TriInfer: Hybrid EPD Disaggregation for Efficient Multimodal Large Language Model Inference
Abstract
Existing MLLM inference systems are typically designed based on the architecture of language models, coupling image processing and language processing. This design struggles to accommodate the heterogeneous demands of different stages in terms of computational resources, memory access patterns, and service-level objectives (SLOs), leading to low resource utilization and high request latency, ultimately failing to meet the service requirements of diverse inference scenarios. To address these challenges, we propose TriInfer, an efficient MLLM inference system that adopts a Hybrid Encode-Prefill-Decode (EPD) Disaggregation architecture. By scheduling the three stages — encode, prefill, and decode — onto separate heterogeneous inference instances, the system flexibly reallocates resources across stages, significantly reducing idle computation, alleviating resource bottlenecks, and improving overall system throughput and scalability.
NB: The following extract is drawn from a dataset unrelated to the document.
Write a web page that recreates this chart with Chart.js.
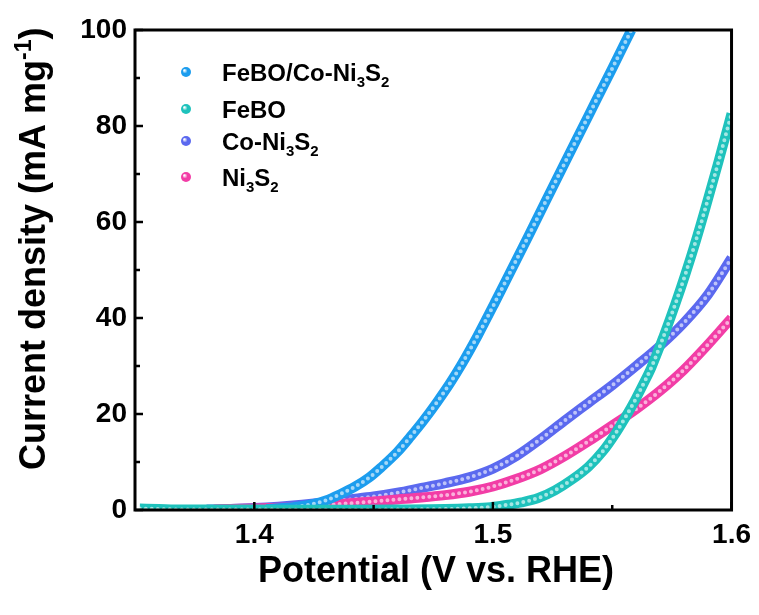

In addition, TriInfer supports a stage-level batching strategy that enhances load balancing, enables parallel execution of visual and language models, and further optimizes inference performance. Experiments under real multimodal inference workloads demonstrate that TriInfer can achieve up to 3.7× higher inference throughput compared to state-of-the-art systems (e.g., vLLM, SGLang) while meeting the 90th percentile request SLO.